#### Records to use ####
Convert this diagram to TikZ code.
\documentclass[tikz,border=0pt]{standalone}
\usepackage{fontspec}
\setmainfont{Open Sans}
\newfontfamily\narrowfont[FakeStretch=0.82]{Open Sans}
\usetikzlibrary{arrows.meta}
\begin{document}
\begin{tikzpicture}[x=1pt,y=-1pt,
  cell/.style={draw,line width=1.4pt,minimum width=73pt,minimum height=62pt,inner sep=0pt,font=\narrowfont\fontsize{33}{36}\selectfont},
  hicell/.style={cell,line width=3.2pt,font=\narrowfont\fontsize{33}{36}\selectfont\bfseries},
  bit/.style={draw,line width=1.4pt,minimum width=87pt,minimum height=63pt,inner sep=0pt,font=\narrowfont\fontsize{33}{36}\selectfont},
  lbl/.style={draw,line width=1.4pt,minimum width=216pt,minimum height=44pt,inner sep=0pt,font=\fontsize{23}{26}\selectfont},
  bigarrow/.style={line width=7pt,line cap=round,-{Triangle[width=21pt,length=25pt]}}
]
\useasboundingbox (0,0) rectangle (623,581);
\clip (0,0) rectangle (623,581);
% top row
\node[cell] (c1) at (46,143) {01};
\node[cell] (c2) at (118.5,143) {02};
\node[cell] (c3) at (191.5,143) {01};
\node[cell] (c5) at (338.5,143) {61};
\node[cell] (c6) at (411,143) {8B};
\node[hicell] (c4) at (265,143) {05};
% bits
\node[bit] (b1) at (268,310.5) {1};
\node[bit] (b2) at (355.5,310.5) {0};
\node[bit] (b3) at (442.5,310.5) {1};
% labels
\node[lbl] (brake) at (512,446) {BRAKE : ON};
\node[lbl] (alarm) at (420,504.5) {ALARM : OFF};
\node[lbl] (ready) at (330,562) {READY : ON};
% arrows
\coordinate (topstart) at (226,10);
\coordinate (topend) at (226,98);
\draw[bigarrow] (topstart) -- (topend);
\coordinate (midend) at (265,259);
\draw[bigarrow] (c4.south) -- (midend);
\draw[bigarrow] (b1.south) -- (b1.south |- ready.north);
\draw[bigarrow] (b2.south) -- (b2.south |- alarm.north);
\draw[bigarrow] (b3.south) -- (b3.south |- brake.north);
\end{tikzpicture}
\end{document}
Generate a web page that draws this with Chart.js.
####
- Exercise details
Copy all the records above precisely.

- Result of this task
Convert this diagram to TikZ code.
\documentclass[tikz,border=0pt]{standalone}
\usepackage{fontspec}
\setmainfont{Open Sans}
\newfontfamily\narrowfont[FakeStretch=0.82]{Open Sans}
\usetikzlibrary{arrows.meta}
\begin{document}
\begin{tikzpicture}[x=1pt,y=-1pt,
  cell/.style={draw,line width=1.4pt,minimum width=73pt,minimum height=62pt,inner sep=0pt,font=\narrowfont\fontsize{33}{36}\selectfont},
  hicell/.style={cell,line width=3.2pt,font=\narrowfont\fontsize{33}{36}\selectfont\bfseries},
  bit/.style={draw,line width=1.4pt,minimum width=87pt,minimum height=63pt,inner sep=0pt,font=\narrowfont\fontsize{33}{36}\selectfont},
  lbl/.style={draw,line width=1.4pt,minimum width=216pt,minimum height=44pt,inner sep=0pt,font=\fontsize{23}{26}\selectfont},
  bigarrow/.style={line width=7pt,line cap=round,-{Triangle[width=21pt,length=25pt]}}
]
\useasboundingbox (0,0) rectangle (623,581);
\clip (0,0) rectangle (623,581);
% top row
\node[cell] (c1) at (46,143) {01};
\node[cell] (c2) at (118.5,143) {02};
\node[cell] (c3) at (191.5,143) {01};
\node[cell] (c5) at (338.5,143) {61};
\node[cell] (c6) at (411,143) {8B};
\node[hicell] (c4) at (265,143) {05};
% bits
\node[bit] (b1) at (268,310.5) {1};
\node[bit] (b2) at (355.5,310.5) {0};
\node[bit] (b3) at (442.5,310.5) {1};
% labels
\node[lbl] (brake) at (512,446) {BRAKE : ON};
\node[lbl] (alarm) at (420,504.5) {ALARM : OFF};
\node[lbl] (ready) at (330,562) {READY : ON};
% arrows
\coordinate (topstart) at (226,10);
\coordinate (topend) at (226,98);
\draw[bigarrow] (topstart) -- (topend);
\coordinate (midend) at (265,259);
\draw[bigarrow] (c4.south) -- (midend);
\draw[bigarrow] (b1.south) -- (b1.south |- ready.north);
\draw[bigarrow] (b2.south) -- (b2.south |- alarm.north);
\draw[bigarrow] (b3.south) -- (b3.south |- brake.north);
\end{tikzpicture}
\end{document}
Generate a web page that draws this with Chart.js.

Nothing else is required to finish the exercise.